| HN Mirror

Y	Hacker News new \| ask \| show \| jobs

by inkyoto 596 days ago

> The key word being ”almost”. Yes, you can get similarity matches between job requirements and candidate resumes, but those matches are not useful for the task of finding an optimal candidate for a job.

Text embeddings are not about matching, they are about extracting the semantic topics and the semantic context. Matching comes next, if required.

If a LLM is used to generate the text embeddings, it would «expand» the semantic context for each keyword. E.g. «GenAI» would make the LLM expand the term into directly and loosely related semantic topics, say, «LLM», «NLP» (with a lesser relevance though), «artificial intelligence», «statistics» (more distant) and so forth. The generated embeddings will result in a much richer semantic context that will allow for straightforward similarity search as well as for exploratory radial search with ease. It also works well across languages, provided the LLM had a linguistically and sufficiently diverse corpus it was trained on.

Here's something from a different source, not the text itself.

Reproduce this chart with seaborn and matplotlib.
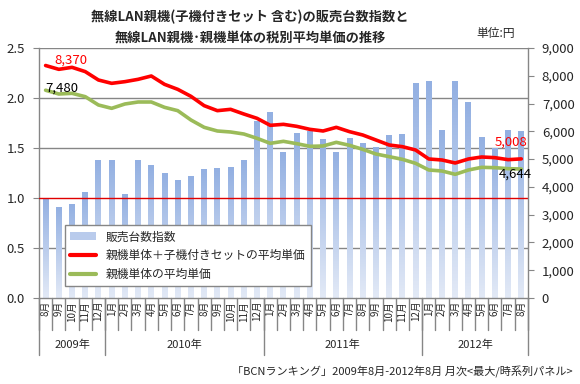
import numpy as np
import pandas as pd
import matplotlib
matplotlib.use("Agg")
import matplotlib.pyplot as plt
from matplotlib.colors import LinearSegmentedColormap
from matplotlib.lines import Line2D
from matplotlib.patches import Patch
import seaborn as sns

# months 2009/8 - 2012/8
month_labels = ["8月", "9月", "10月", "11月", "12月",
                "1月", "2月", "3月", "4月", "5月", "6月", "7月", "8月", "9月", "10月", "11月", "12月",
                "1月", "2月", "3月", "4月", "5月", "6月", "7月", "8月", "9月", "10月", "11月", "12月",
                "1月", "2月", "3月", "4月", "5月", "6月", "7月", "8月"]
year_labels = ["2009年", "2010年", "2011年", "2012年"]
year_counts = [5, 12, 12, 8]

# sales index (left axis)
sales_index = [1.00, 0.91, 0.94, 1.06, 1.38,
               1.38, 1.04, 1.38, 1.33, 1.25, 1.18, 1.22, 1.29, 1.30, 1.31, 1.38, 1.77,
               1.86, 1.46, 1.65, 1.67, 1.59, 1.46, 1.60, 1.55, 1.51, 1.63, 1.64, 2.15,
               2.17, 1.68, 2.17, 1.96, 1.61, 1.50, 1.68, 1.67]
# average price incl. sets with client adapter (yen)
price_all = [8370, 8232, 8304, 8150, 7848, 7728, 7788, 7872, 7992, 7692, 7512, 7260,
             6924, 6744, 6792, 6624, 6468, 6216, 6252, 6180, 6072, 6012, 6144, 5988,
             5868, 5688, 5508, 5448, 5328, 5004, 4968, 4860, 5004, 5076, 5052, 4980, 5008]
# average price of base unit only (yen)
price_single = [7480, 7344, 7368, 7248, 6948, 6828, 6984, 7056, 7056, 6864, 6744, 6408,
                6144, 6012, 5976, 5904, 5748, 5568, 5640, 5556, 5460, 5472, 5604, 5496,
                5352, 5184, 5088, 4992, 4848, 4608, 4572, 4452, 4608, 4704, 4692, 4656, 4644]

df = pd.DataFrame({"pos": np.arange(len(month_labels)), "sales": sales_index,
                   "all": price_all, "single": price_single})

sns.set_style("white")
plt.rcParams['font.family'] = ['Noto Sans CJK JP', 'DejaVu Sans']

fig = plt.figure(figsize=(5.8, 3.84), dpi=100)
ax = fig.add_axes([0.0672, 0.224, 0.843, 0.651])
ax2 = ax.twinx()

grid_c = '#868686'
red = '#ff0000'
green = '#9bbb59'

# bars with a vertical gradient
sns.barplot(data=df, x="pos", y="sales", ax=ax, width=0.45, color='#a9c0e8', zorder=2)
cmap = LinearSegmentedColormap.from_list("bar", ['#e2e9f6', '#93b0e2'])
grad = np.linspace(0, 1, 64).reshape(-1, 1)
for p in ax.patches:
    x0, w, h = p.get_x(), p.get_width(), p.get_height()
    im = ax.imshow(grad, extent=[x0, x0 + w, 0, h], origin='lower', aspect='auto',
                   cmap=cmap, zorder=2)
    im.set_clip_path(p)
    p.set_facecolor('none')
    p.set_edgecolor('none')

n = len(month_labels)
ax.set_xlim(-0.5, n - 0.5)
ax.set_ylim(0, 2.5)
ax.set_yticks([0, 0.5, 1.0, 1.5, 2.0, 2.5])
ax.set_yticklabels(['0.0', '0.5', '1.0', '1.5', '2.0', '2.5'])
for y in [0.5, 1.5, 2.0, 2.5]:
    ax.axhline(y, color=grid_c, lw=1, zorder=1)
ax.axhline(1.0, color='#e00000', lw=1, zorder=3)

# price lines on right axis
sns.lineplot(data=df, x="pos", y="all", ax=ax2, color=red, lw=2.6)
sns.lineplot(data=df, x="pos", y="single", ax=ax2, color=green, lw=2.6)
ax2.set_ylim(0, 9000)
ax2.set_yticks(np.arange(0, 9001, 1000))
ax2.set_yticklabels(['0'] + [f"{v:,}" for v in range(1000, 9001, 1000)])

ax2.annotate(f"{price_all[0]:,}", xy=(0, price_all[0]), xytext=(25, 5),
             textcoords='offset pixels', color=red, fontsize=9.5, ha='center', va='center')
ax2.annotate(f"{price_single[0]:,}", xy=(0, price_single[0]), xytext=(16, 2),
             textcoords='offset pixels', color='black', fontsize=9.5, ha='center', va='center')
ax2.annotate(f"{price_all[-1]:,}", xy=(n - 1, price_all[-1]), xytext=(-10, 17),
             textcoords='offset pixels', color=red, fontsize=9.5, ha='center', va='center')
ax2.annotate(f"{price_single[-1]:,}", xy=(n - 1, price_single[-1]), xytext=(-6, -5),
             textcoords='offset pixels', color='black', fontsize=9.5, ha='center', va='center')

for a in (ax, ax2):
    a.set_xlabel('')
    a.set_ylabel('')
    for s in a.spines.values():
        s.set_color(grid_c)
        s.set_linewidth(1)
    a.spines['top'].set_visible(False)
ax.spines['right'].set_visible(False)
ax2.spines['left'].set_visible(False)
ax2.spines['bottom'].set_visible(False)

ax.tick_params(axis='y', length=4, color=grid_c, labelsize=9.5, pad=6, left=True)
ax2.tick_params(axis='y', length=4, color=grid_c, labelsize=9.5, pad=6, right=True)

ax.set_xticks(np.arange(n))
ax.set_xticklabels(month_labels, rotation=90, fontsize=7)
ax.tick_params(axis='x', length=0, pad=2)

# category separators and year labels under the axis
tr = ax.get_xaxis_transform()
for b in range(n + 1):
    ax.plot([b - 0.5, b - 0.5], [0, -0.128], transform=tr, color=grid_c, lw=1, clip_on=False)
start = 0
for lab, cnt in zip(year_labels, year_counts):
    ax.plot([start - 0.5, start - 0.5], [0, -0.228], transform=tr, color=grid_c, lw=1, clip_on=False)
    ax.text(start + (cnt - 1) / 2, -0.188, lab, transform=tr, ha='center', va='center', fontsize=8)
    start += cnt
ax.plot([start - 0.5, start - 0.5], [0, -0.228], transform=tr, color=grid_c, lw=1, clip_on=False)

handles = [Patch(facecolor='#b9cbec', edgecolor='none'),
           Line2D([], [], color=red, lw=3),
           Line2D([], [], color=green, lw=3)]
labels = ["販売台数指数", "親機単体＋子機付きセットの平均単価", "親機単体の平均単価"]
leg = ax2.legend(handles, labels, loc='upper left', bbox_to_anchor=(0.053, 0.292),
                 borderaxespad=0, fontsize=8.5, frameon=True, fancybox=False, edgecolor=grid_c,
                 handlelength=2.2, labelspacing=0.5, borderpad=0.45, framealpha=1)
leg.get_frame().set_linewidth(1)

fig.text(0.431, 1 - 17 / 384, "無線LAN親機(子機付きセット 含む)の販売台数指数と",
         ha='center', va='center', fontsize=9.5, fontweight='bold')
fig.text(0.431, 1 - 38 / 384, "無線LAN親機･親機単体の税別平均単価の推移",
         ha='center', va='center', fontsize=9.5, fontweight='bold')
fig.text(515 / 580, 1 - 33 / 384, "単位:円", ha='right', va='center', fontsize=8.5)
fig.text(573 / 580, 1 - 372 / 384, "「BCNランキング」2009年8月-2012年8月 月次<最大/時系列パネル>",
         ha='right', va='center', fontsize=8)

fig.savefig("out.png", dpi=100, facecolor='white')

Fun fact: I have recently delivered a LLM assisted (to generate text embeddings) k-NN similarity search for a client of mine. For the hell of it, we searched for «the meaning of life» in Cantonese, English, Korean, Russian and Vietnamese.

It pulled up the same top search result across the entire dataset for the query in English, Korean and Russian. Effectively, it turned into a Babelfish of search.

Cantonese and Vietnamese versions diverged and were less relevant as the LLM did not have a substantial corpus in either language. This can be easily fixed in the future, once a new LLM version that will have been trained on a better corpus in both, Cantonese and Vietnamese, languages – by regenerating the text embeddings on the dataset. The implementation won't have to change.